Revisiting the nature of (hot) stars, X-ray binaries, and supernova: the main feedback agents in galaxies near and far

Time: Friday September 15, 14:00-15:45 and 16:15-18:00 CEST (UTC+2)

Room: H 2036

Convenor(s): Jakub Klencki [1], Sabela Reyero [2], Daniel Pauli [2]
[1] ESO), [2] Uni Potsdam

Massive and hot stars shape their surroundings via strong ionizing radiation and by the injection of material from powerful stellar winds and supernova explosions. These feedback channels regulate star formation, enrich the interstellar medium with heavy elements and are impacting the galactic structure and composition. However, there are still many unknowns in the evolution of the stars that we observe on the night sky. For instance, we are not able to fully understand how Wolf-Rayet (WR) as well as helium stars, X-ray binaries and the different kinds of supernova explosions are interconnected within the framework of stellar and binary evolution, despite being amongst the strongest sources of stellar feedback. In this splinter session we want to address fundamental questions such as: How many stars are born in binaries and what is their role in the Universe? Are WR and helium stars dominantly produced from binary interactions? How do these interactions alter the amount of ionizing radiation and mechanical energy emitted by the stripped stars?

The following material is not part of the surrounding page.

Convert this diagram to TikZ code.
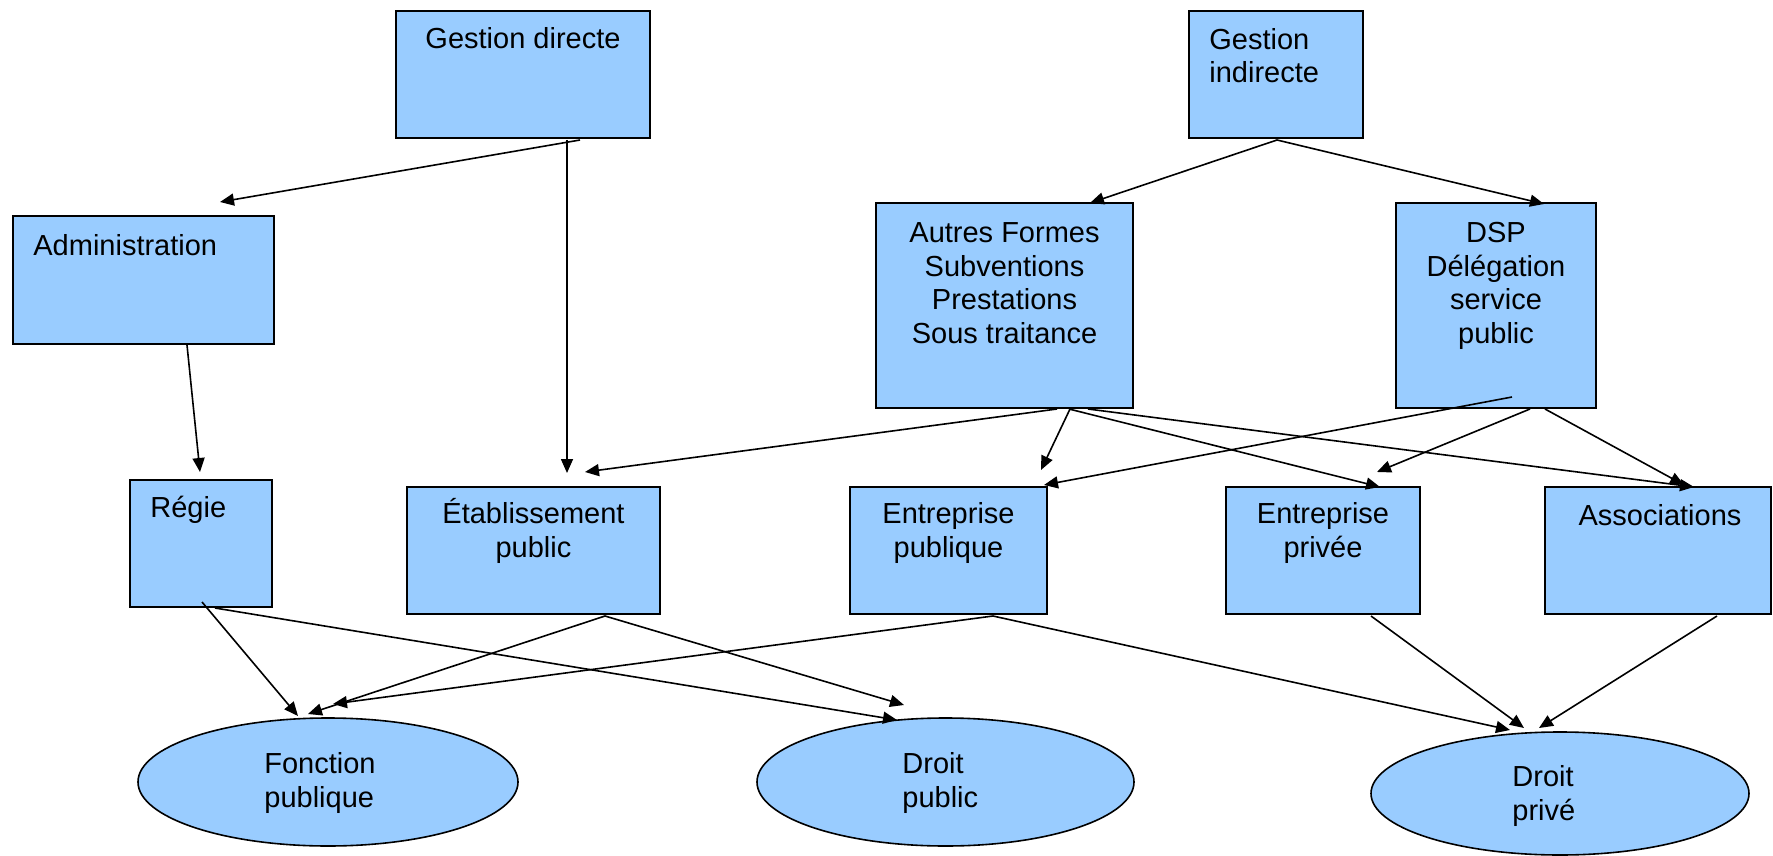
\documentclass[tikz,border=0pt]{standalone}
\usepackage{fontspec}
\setmainfont{Liberation Sans}
\usetikzlibrary{arrows.meta,calc,shapes.geometric}
\definecolor{boxblue}{HTML}{99CCFF}
\begin{document}
\begin{tikzpicture}[x=0.5pt,y=-0.5pt,
  box/.style={draw=black, line width=1pt, fill=boxblue, rectangle, inner sep=0pt, outer sep=0pt},
  oval/.style={draw=black, line width=0.8pt, fill=boxblue, ellipse, inner sep=0pt, outer sep=0pt},
  txt/.style={font=\fontsize{14.5}{16.75}\selectfont, inner sep=0pt, anchor=base},
  arr/.style={line width=0.8pt, -{Triangle[length=7pt,width=6pt]}}]
\useasboundingbox[fill=white] (0,0) rectangle (1773,856);
% boxes
\node[box, minimum width=127pt, minimum height=63.5pt] (gd) at (523,74.5) {};
\node[box, minimum width=87pt, minimum height=63.5pt] (gi) at (1276,74.5) {};
\node[box, minimum width=130.5pt, minimum height=64pt] (adm) at (143.5,280) {};
\node[box, minimum width=128.5pt, minimum height=102.5pt] (af) at (1004.5,305.5) {};
\node[box, minimum width=100pt, minimum height=102.5pt] (dsp) at (1496,305.5) {};
\node[box, minimum width=71pt, minimum height=63.5pt] (reg) at (201,543.5) {};
\node[box, minimum width=126.5pt, minimum height=63.5pt] (etab) at (533.5,550.5) {};
\node[box, minimum width=98.5pt, minimum height=63.5pt] (ep) at (948.5,550.5) {};
\node[box, minimum width=97pt, minimum height=63.5pt] (epr) at (1323,550.5) {};
\node[box, minimum width=113pt, minimum height=63.5pt] (asso) at (1658,550.5) {};
\node[oval, minimum width=190pt, minimum height=64pt] (fp) at (328,782) {};
\node[oval, minimum width=188.5pt, minimum height=64pt] (dpub) at (945.5,782) {};
\node[oval, minimum width=189pt, minimum height=61.5pt] (dpri) at (1560,793.5) {};
% texts (multi-line nodes: base = last line's baseline)
\node[txt] (gdt) at (523,49) {Gestion directe};
\node[txt, anchor=base west] (admt) at (33,255) {Administration};
\node[txt, anchor=base west, align=left] (git) at (1209,83) {Gestion\\indirecte};
\node[txt, align=center] (aft) at (1004.5,343) {Autres Formes\\Subventions\\Prestations\\Sous traitance};
\node[txt, align=center] (dspt) at (1496,343) {DSP\\Délégation\\service\\public};
\node[txt, anchor=base west] (regt) at (150,517) {Régie};
\node[txt, align=center] (etabt) at (533.5,557) {Établissement\\public};
\node[txt, align=center] (ept) at (948.5,557) {Entreprise\\publique};
\node[txt, align=center] (eprt) at (1323,557) {Entreprise\\privée};
\node[txt] (assot) at (1660,525) {Associations};
\node[txt, align=left] (fpt) at (320,807) {Fonction\\publique};
\node[txt, anchor=base west, align=left] (dpubt) at (902,807) {Droit\\public};
\node[txt, anchor=base west, align=left] (dprit) at (1512,820) {Droit\\privé};
% connectors
\draw[arr] ($(gd.south west)+(184,2)$) -- ($(adm.north west)+(207,-14)$);
\draw[arr] ($(gd.south west)+(171,2)$) -- ($(etab.north west)+(160,-14)$);
\draw[arr] ($(adm.south west)+(174,1)$) -- ($(reg.north west)+(70,-8)$);
\draw[arr] ($(gi.south west)+(88,2)$) -- ($(af.north west)+(214,0)$);
\draw[arr] ($(gi.south west)+(88,2)$) -- ($(dsp.north west)+(148,1)$);
\draw[arr] ($(af.south west)+(181,1)$) -- ($(etab.north west)+(178,-15)$);
\draw[arr] ($(af.south west)+(194,1)$) -- ($(ep.north west)+(191,-17)$);
\draw[arr] ($(af.south west)+(193,1)$) -- ($(epr.north west)+(154,0)$);
\draw[arr] ($(af.south west)+(212,1)$) -- ($(asso.north west)+(149,0)$);
\draw[arr] ($(dsp.south west)+(116,-11)$) -- ($(ep.north east)+(-3,-2)$);
\draw[arr] ($(dsp.south west)+(134,1)$) -- ($(epr.north west)+(151,-15)$);
\draw[arr] ($(dsp.south west)+(149,1)$) -- ($(asso.north west)+(139,-2)$);
\draw[arr] ($(reg.south west)+(72,-5)$) -- ($(fp.center)+(-30,-66)$);
\draw[arr] ($(reg.south west)+(85,1)$) -- ($(dpub.center)+(-48.5,-62)$);
\draw[arr] ($(etab.south west)+(198,2)$) -- ($(fp.center)+(-20,-68)$);
\draw[arr] ($(etab.south west)+(198,2)$) -- ($(dpub.center)+(-41.5,-77)$);
\draw[arr] ($(ep.south west)+(143,2)$) -- ($(fp.center)+(5,-78)$);
\draw[arr] ($(ep.south west)+(143,2)$) -- ($(dpri.center)+(-50,-63.5)$);
\draw[arr] ($(epr.south west)+(145,2)$) -- ($(dpri.center)+(-36,-65.5)$);
\draw[arr] ($(asso.south west)+(172,2)$) -- ($(dpri.center)+(-21,-65.5)$);
\end{tikzpicture}
\end{document}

How does this impact the frequency of the different kinds of supernova explosions that we predict? Do all stars explode? What is the evolutionary nature of high-mass X-ray binaries and ultraluminous X-ray sources? What are the main feedback channels of X-ray binaries? What are the masses of stellar black holes and what is the evolutionary connection between the diverse classes of objects that host stellar black holes?
To answer some of these questions, we aim to bring together the observers and theorists of the different communities. We invite contributions on a wide range of topics, including the properties of hot stars, the formation mechanisms of compact objects, the connection between intermediate and final stages of stellar evolution, and the feedback processes that shape galaxies. This session will provide a platform for researchers to present their work, share their insights, and explore new opportunities for future collaborations.


Friday September 15, 14:00-15:45 Revisiting the nature of (hot) stars, X-ray binaries, and supernova (H 2036)

14:10  Andreas Sander:
Massive, hydrogen-deficient stars as sources of strong ionizing flux

14:40  Luis Abalo:
Long-term monitoring study of Vela X-1 in the 2–10 keV energy band

15:05  Susanne Blex:
The rotation of single and binary O-stars in the Milky Way

Friday September 15, 16:15-18:00 Revisiting the nature of (hot) stars, X-ray binaries, and supernova (H 2036)

16:15  H. Todt:
Wind properties of Wolf-Rayet-type central stars of planetary nebulae

16:40  Daniel Pauli:
Do stars in binaries evolve differently at low metallicity?